Cormac McCarthy: Die Straße

Asche allüberall, totes Gras, kein Leben. Ein Vater und sein Sohn ziehen Richtung Süden, halb verhungert, krank und immer in Gefahr, von anderen Überlebenden überfallen, getötet zu werden. In dieser postapokalyptischen Welt wirkt jede Moral deplatziert, lächerlich, Anthropophagie ist an der Tagesordnung. Aber McCarthy versieht sein Endzeitdrama mit sedierender Medikation: Ein Junge, geboren am Tag des Untergangs, als reines, unschuldiges Lebewesen – der nicht nur die grausame Wanderung zu einem unbestimmten Ziel überlebt, sondern in einem versöhnlichen Schluss von anderen gefunden wird, den in Unterhaltungen zwischen Vater und Sohn oftmals als „die Guten“ Bezeichneten.

So wird der Untergang zum Neuanfang, wird der sonnenlose, trübe Tag, die pechschwarze Nacht mit einem Silberstreif versehen. Dem Buch gereicht dies nicht zur Ehre, diese hoffnungsvolle Konzeption wirkt inkonsequent, verleiht ihm einen metaphysischen Anstrich. Wie durch den gesamten Roman immer wieder anthropozentrische Töne angeschlagen werden, der Tod des letzten Menschen mit dem Untergang der Welt gleichgesetzt wird. Und genau das mutet wie eine typisch religiöse Überheblichkeit an, die Erde, das Universum als Bühne für die Menschheit, ohne deren Anwesenheit alles seinen Sinn verliert, der atomare Vernichtungsschlag, der alles Leben auf dem Planeten zu vernichten imstande ist.

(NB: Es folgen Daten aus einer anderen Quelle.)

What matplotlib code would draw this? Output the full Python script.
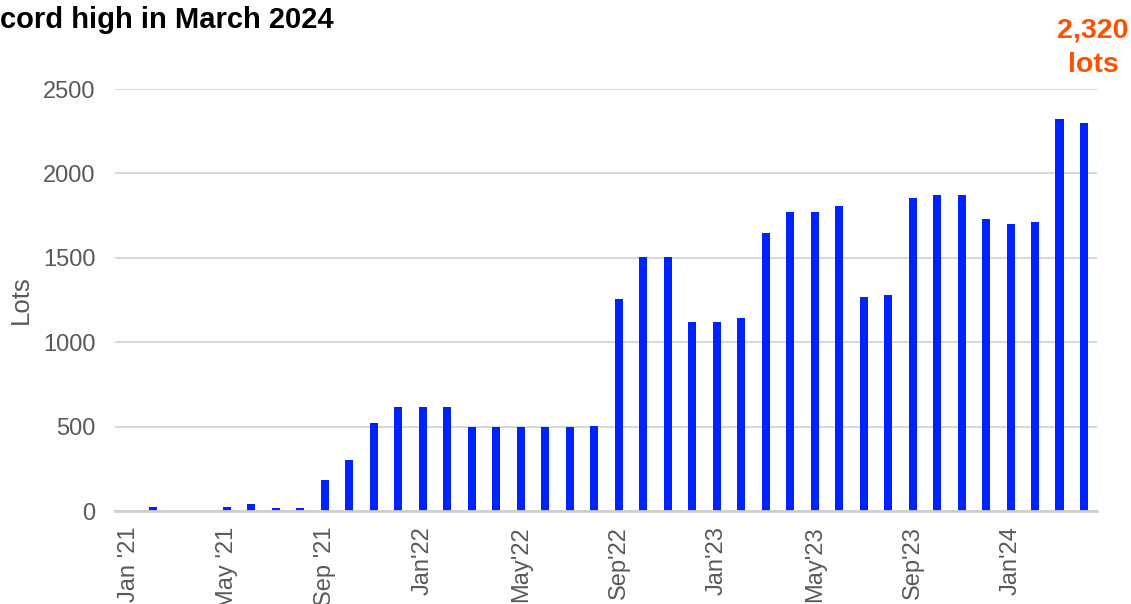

Solche Szenarien überschätzen sowohl Macht als Wichtigkeit des homo sapiens. Das Leben, viel zu zäh und kreativ in der Ausnützung ökologischer Nischen, schert sich nicht um menschliche Apokalypsen; wir können uns und vielen verwandten Arten den Garaus machen, eine grundlegende Neugestaltung einleiten, nicht aber die Entstehung des Lebens an sich verhindern. Analysen, die nach Änderung weniger Parameter die Unmöglichkeit des Lebens in der derzeitigen Form verneinen, mögen richtig sein. Sie vergessen aber völlig, dass sie einem teleologischen Grundirrtum auf den Leim gehen, der in der Ausbildung genau jener, die Erde derzeit bevölkernder Arten die einzige Möglichkeit einer solcher Entwicklung sieht. Welche Selbstüberhebung, welche Lächerlichkeit zu glauben, dass die Natur keinen anderen Weg gefunden hätte, dass der Mensch Sinn und Zweck der Existenz dieser Erde sei.

All das wird bei McCarthy implizit spürbar – und macht aus diesem Roman ein Werk mit seltsam-metaphysischem Unterton. Auch die über weite Strecken beeindruckenden Beschreibungen einer toten, verfallenen Welt vermögen diesen Nachteil nicht wettzumachen, der selbstlose Vater, das reine, unbefleckte Kind, tief moralisch bis in den Tod, das tröstliche Ende, verleihen dem Buch einen Geruch von Weihrauch und Myrrhe, schmecken nach Auferstehung und Parusie. Wie viel eindrucksvoller wäre das Leseerlebnis ausgefallen, wenn auf dergleichen Wunderbares, auf die zu stark idealisierten Hauptdarsteller verzichtet, der bloße Untergang gezeichnet worden wäre. Dürrenmatt hat ein Werk mit einem Ende für Leihbibliotheken versehen, McCarthy seinen ganzen Roman mit derlei versöhnlichen Etiketten beklebt. Schade drum.


Cormac McCarthy: Die Straße. Reinbek b. Hamburg: Rowohlt Verlag 2007.